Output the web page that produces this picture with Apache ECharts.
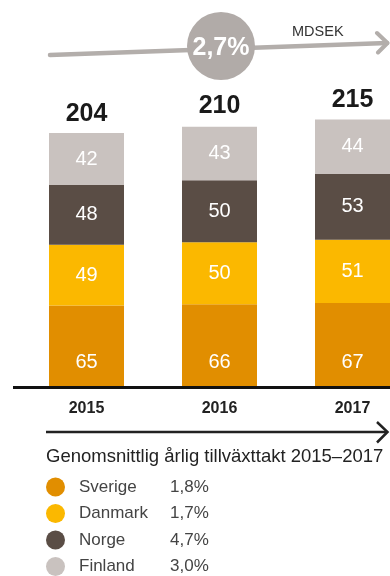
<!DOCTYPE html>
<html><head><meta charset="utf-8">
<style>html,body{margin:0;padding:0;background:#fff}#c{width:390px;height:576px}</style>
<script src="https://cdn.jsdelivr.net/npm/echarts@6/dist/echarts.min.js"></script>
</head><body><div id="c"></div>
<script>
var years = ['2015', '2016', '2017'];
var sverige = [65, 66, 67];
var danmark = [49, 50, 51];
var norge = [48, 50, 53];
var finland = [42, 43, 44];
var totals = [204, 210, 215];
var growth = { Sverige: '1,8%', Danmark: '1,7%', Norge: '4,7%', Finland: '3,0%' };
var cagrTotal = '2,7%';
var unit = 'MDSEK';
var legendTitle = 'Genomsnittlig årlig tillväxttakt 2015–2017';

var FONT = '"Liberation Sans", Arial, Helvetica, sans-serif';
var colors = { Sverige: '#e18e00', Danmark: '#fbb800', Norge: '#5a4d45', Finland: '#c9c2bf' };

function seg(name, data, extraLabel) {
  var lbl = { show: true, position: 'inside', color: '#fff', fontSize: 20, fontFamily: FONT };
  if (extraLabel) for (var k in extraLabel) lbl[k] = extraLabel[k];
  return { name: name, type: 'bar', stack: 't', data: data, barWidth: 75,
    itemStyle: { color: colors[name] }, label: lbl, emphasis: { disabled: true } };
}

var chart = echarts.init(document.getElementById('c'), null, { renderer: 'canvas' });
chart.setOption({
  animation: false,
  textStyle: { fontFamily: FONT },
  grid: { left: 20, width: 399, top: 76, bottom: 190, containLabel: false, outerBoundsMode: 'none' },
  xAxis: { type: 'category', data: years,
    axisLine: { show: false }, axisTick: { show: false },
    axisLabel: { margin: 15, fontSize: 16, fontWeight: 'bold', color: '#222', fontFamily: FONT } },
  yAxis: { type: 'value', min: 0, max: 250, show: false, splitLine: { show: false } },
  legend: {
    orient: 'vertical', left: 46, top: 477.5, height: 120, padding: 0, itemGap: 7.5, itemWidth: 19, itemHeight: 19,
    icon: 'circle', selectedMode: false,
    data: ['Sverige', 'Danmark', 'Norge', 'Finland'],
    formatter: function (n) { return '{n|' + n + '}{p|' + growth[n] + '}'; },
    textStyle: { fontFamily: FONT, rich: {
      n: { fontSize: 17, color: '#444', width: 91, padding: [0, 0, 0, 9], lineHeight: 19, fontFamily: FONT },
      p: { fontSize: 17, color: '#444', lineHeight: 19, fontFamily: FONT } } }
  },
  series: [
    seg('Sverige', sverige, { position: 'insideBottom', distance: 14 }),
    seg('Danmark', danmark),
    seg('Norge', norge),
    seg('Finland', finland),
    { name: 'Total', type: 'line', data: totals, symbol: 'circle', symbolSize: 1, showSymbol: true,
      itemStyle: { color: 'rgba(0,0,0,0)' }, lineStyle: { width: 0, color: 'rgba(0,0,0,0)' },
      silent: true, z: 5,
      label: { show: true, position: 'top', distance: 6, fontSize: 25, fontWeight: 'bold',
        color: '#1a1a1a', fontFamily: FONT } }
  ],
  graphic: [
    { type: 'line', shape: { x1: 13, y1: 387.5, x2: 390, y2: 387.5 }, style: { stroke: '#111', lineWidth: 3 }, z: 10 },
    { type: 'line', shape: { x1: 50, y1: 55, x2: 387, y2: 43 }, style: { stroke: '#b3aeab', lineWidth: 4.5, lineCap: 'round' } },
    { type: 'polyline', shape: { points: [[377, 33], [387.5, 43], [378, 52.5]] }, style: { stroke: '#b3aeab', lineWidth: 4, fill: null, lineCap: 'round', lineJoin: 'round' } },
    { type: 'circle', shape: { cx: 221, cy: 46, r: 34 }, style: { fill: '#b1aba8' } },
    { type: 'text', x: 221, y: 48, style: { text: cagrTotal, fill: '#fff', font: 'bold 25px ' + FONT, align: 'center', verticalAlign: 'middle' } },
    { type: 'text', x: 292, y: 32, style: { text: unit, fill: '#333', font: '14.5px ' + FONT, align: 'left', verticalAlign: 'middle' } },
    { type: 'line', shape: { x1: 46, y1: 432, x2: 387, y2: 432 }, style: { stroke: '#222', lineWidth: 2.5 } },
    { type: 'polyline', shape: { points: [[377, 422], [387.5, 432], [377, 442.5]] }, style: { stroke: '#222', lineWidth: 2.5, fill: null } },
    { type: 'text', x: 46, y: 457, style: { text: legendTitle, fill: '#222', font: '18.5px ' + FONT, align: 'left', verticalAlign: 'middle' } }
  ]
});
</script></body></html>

====================

## PROMPT
Leave out any pictures, please, and quote only the lines from the top of the data through the line that contains "var legendTitle = 'Genomsnittlig".

## CORRECT ANSWER
Output the web page that produces this picture with Apache ECharts.
<!DOCTYPE html>
<html><head><meta charset="utf-8">
<style>html,body{margin:0;padding:0;background:#fff}#c{width:390px;height:576px}</style>
<script src="https://cdn.jsdelivr.net/npm/echarts@6/dist/echarts.min.js"></script>
</head><body><div id="c"></div>
<script>
var years = ['2015', '2016', '2017'];
var sverige = [65, 66, 67];
var danmark = [49, 50, 51];
var norge = [48, 50, 53];
var finland = [42, 43, 44];
var totals = [204, 210, 215];
var growth = { Sverige: '1,8%', Danmark: '1,7%', Norge: '4,7%', Finland: '3,0%' };
var cagrTotal = '2,7%';
var unit = 'MDSEK';
var legendTitle = 'Genomsnittlig årlig tillväxttakt 2015–2017';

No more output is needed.